---------- DATA

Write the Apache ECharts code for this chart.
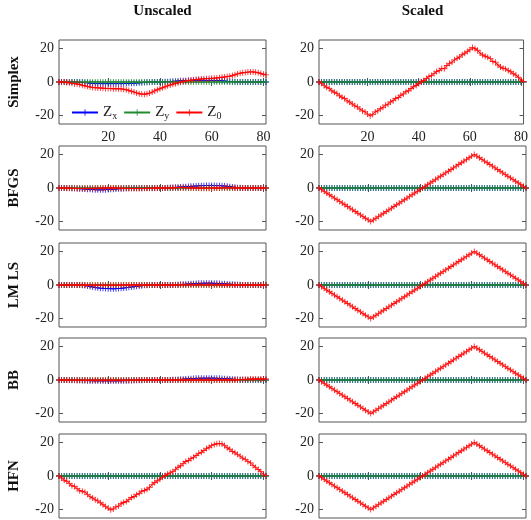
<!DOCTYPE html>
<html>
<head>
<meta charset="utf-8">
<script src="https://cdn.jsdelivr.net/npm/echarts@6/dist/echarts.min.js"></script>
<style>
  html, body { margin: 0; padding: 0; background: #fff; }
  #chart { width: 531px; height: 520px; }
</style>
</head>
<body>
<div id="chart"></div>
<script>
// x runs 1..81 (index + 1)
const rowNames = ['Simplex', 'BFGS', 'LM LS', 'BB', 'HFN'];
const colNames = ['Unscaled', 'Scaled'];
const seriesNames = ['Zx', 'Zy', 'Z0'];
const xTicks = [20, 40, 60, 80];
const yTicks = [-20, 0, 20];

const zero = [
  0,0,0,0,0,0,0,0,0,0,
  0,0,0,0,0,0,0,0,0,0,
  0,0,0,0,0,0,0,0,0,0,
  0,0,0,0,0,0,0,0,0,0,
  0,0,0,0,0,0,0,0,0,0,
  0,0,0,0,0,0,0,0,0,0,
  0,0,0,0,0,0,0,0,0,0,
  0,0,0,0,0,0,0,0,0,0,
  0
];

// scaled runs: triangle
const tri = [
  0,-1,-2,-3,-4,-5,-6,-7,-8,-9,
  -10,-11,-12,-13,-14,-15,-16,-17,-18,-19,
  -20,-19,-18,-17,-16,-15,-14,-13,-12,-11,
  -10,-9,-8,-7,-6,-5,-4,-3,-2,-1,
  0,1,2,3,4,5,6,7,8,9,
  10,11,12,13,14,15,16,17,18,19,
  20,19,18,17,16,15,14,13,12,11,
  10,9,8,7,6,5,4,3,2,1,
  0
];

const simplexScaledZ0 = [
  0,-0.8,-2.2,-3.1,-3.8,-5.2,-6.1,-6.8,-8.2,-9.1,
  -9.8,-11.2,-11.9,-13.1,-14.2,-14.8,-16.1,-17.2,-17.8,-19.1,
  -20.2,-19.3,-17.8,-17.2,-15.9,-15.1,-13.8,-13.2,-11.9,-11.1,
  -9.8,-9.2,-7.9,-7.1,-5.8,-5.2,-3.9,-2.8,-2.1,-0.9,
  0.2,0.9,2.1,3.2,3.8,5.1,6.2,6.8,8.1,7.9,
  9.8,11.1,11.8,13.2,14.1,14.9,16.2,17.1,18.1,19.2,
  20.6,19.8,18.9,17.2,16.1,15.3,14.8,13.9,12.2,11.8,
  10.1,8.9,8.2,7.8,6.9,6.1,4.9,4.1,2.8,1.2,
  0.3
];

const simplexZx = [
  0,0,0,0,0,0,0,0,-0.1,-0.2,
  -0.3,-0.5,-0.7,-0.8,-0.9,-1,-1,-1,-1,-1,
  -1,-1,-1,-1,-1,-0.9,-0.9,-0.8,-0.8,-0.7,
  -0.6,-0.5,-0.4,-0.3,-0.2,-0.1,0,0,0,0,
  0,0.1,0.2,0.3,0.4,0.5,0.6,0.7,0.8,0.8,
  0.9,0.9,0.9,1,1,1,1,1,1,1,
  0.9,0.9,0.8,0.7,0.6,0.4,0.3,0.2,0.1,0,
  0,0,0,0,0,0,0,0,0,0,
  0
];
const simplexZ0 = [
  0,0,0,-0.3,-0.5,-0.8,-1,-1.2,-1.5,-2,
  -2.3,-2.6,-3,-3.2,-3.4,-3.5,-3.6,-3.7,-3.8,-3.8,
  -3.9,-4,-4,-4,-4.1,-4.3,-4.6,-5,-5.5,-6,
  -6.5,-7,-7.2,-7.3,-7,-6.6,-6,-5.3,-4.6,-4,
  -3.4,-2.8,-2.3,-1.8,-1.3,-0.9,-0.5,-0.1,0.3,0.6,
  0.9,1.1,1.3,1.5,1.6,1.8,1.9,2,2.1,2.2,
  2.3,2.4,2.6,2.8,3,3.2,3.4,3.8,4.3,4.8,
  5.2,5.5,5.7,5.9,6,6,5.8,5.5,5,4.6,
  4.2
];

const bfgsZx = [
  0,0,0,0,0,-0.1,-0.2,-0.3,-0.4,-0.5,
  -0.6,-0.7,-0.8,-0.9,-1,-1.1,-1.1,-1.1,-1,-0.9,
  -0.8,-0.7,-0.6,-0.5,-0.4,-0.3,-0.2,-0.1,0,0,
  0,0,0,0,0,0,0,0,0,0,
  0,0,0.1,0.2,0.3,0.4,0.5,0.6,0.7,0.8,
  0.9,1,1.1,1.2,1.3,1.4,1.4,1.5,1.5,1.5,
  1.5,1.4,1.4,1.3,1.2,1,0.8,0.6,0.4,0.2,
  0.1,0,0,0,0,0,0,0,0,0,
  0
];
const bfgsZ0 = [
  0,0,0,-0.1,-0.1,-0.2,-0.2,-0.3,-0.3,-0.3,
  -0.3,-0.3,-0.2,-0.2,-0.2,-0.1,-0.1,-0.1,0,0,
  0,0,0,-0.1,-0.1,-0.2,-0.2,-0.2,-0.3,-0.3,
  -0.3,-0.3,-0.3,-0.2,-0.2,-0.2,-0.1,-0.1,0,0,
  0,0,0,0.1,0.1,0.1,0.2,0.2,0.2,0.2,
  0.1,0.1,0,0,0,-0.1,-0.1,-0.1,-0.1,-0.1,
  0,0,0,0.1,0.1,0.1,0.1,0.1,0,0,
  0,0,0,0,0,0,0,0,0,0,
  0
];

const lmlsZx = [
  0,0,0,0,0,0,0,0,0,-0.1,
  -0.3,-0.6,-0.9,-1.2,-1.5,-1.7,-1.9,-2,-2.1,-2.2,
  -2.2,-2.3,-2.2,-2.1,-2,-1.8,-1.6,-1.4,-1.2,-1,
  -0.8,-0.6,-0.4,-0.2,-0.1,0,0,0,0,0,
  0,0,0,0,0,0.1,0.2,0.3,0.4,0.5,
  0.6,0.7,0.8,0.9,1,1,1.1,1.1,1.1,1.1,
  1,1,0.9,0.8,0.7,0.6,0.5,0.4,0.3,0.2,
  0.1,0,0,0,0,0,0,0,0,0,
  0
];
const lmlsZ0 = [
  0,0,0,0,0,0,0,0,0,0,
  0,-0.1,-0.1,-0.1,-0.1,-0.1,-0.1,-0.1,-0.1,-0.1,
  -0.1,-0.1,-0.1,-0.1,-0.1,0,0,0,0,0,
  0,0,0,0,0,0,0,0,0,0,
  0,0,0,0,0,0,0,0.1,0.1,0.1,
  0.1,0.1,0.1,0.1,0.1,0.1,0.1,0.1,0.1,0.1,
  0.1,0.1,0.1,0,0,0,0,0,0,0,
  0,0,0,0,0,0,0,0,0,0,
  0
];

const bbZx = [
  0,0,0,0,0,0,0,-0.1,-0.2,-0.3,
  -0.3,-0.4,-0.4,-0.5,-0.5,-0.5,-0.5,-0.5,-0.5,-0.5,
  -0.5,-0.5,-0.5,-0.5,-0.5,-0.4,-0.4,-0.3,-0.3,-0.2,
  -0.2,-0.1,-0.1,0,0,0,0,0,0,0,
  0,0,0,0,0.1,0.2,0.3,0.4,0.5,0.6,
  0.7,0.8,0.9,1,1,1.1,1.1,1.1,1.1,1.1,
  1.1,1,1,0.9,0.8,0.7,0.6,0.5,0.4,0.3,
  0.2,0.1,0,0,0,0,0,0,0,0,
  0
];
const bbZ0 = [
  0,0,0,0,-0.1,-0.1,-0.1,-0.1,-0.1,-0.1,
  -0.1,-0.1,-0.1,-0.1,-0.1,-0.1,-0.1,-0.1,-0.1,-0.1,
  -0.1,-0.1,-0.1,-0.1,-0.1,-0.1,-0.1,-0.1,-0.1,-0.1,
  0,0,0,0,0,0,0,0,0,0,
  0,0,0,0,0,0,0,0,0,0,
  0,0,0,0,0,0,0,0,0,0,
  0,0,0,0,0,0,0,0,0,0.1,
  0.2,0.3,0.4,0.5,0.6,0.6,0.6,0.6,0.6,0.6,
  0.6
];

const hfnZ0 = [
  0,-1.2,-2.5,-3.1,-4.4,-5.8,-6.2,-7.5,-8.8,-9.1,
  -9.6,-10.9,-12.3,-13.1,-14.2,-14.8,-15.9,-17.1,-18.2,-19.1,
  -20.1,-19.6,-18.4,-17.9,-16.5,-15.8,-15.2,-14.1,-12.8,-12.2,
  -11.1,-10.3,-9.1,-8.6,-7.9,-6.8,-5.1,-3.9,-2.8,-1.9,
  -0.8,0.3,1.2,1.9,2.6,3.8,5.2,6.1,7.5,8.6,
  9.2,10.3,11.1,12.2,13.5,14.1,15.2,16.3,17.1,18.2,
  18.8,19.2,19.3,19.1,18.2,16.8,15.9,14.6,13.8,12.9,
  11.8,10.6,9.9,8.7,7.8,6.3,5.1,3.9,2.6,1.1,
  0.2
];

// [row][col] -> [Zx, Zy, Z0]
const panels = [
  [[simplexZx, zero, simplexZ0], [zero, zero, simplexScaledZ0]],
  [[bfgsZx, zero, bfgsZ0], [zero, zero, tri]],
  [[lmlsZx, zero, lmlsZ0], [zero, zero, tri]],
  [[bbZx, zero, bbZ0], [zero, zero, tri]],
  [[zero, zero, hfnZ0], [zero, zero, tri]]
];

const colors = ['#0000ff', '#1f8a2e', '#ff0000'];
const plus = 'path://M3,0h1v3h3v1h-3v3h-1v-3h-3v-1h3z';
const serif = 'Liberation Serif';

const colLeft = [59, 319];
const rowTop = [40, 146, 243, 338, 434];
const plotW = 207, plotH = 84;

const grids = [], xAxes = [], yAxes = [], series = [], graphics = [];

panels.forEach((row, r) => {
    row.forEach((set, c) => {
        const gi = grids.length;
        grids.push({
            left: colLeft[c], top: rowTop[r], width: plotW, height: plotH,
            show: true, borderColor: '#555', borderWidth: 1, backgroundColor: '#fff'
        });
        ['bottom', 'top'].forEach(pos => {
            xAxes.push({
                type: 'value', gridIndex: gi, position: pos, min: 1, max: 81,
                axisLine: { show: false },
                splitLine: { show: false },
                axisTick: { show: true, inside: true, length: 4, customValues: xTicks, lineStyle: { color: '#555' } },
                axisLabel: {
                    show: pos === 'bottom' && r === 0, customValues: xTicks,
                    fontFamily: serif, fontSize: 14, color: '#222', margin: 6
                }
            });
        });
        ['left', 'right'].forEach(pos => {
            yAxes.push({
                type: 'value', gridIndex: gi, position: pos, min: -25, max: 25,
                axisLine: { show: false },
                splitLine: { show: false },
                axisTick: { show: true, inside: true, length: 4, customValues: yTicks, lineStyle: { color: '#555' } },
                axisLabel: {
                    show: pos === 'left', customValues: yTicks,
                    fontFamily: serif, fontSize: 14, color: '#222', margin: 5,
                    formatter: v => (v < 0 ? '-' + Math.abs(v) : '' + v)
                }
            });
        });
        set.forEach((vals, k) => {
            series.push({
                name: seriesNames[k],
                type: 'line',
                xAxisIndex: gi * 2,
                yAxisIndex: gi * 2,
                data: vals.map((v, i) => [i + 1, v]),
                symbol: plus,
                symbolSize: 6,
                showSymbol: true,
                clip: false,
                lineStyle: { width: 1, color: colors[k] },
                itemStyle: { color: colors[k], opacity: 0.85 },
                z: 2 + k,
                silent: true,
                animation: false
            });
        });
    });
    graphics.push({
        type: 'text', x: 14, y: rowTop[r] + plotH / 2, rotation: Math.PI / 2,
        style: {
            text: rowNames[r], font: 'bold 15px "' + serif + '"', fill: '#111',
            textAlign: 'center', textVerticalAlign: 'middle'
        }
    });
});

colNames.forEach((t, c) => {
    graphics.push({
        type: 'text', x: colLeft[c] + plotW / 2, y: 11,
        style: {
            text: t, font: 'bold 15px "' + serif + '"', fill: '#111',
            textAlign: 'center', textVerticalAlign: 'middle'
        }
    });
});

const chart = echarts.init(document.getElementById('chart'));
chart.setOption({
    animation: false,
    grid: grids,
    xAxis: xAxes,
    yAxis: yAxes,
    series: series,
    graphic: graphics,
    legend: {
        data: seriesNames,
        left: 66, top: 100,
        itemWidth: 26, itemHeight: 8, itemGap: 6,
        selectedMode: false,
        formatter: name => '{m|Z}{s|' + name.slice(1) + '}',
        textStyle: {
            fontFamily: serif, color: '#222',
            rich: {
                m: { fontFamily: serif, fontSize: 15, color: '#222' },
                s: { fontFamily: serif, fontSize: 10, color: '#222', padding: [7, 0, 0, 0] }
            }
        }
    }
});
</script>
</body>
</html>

--------------------

REQUIRED TASK:
Restate only the lines running from the start of the material above through the line containing "const yTicks = [-20, 0, 20];", ends included. No pictures.

COMPLETED TASK:
Write the Apache ECharts code for this chart.
<!DOCTYPE html>
<html>
<head>
<meta charset="utf-8">
<script src="https://cdn.jsdelivr.net/npm/echarts@6/dist/echarts.min.js"></script>
<style>
  html, body { margin: 0; padding: 0; background: #fff; }
  #chart { width: 531px; height: 520px; }
</style>
</head>
<body>
<div id="chart"></div>
<script>
// x runs 1..81 (index + 1)
const rowNames = ['Simplex', 'BFGS', 'LM LS', 'BB', 'HFN'];
const colNames = ['Unscaled', 'Scaled'];
const seriesNames = ['Zx', 'Zy', 'Z0'];
const xTicks = [20, 40, 60, 80];
const yTicks = [-20, 0, 20];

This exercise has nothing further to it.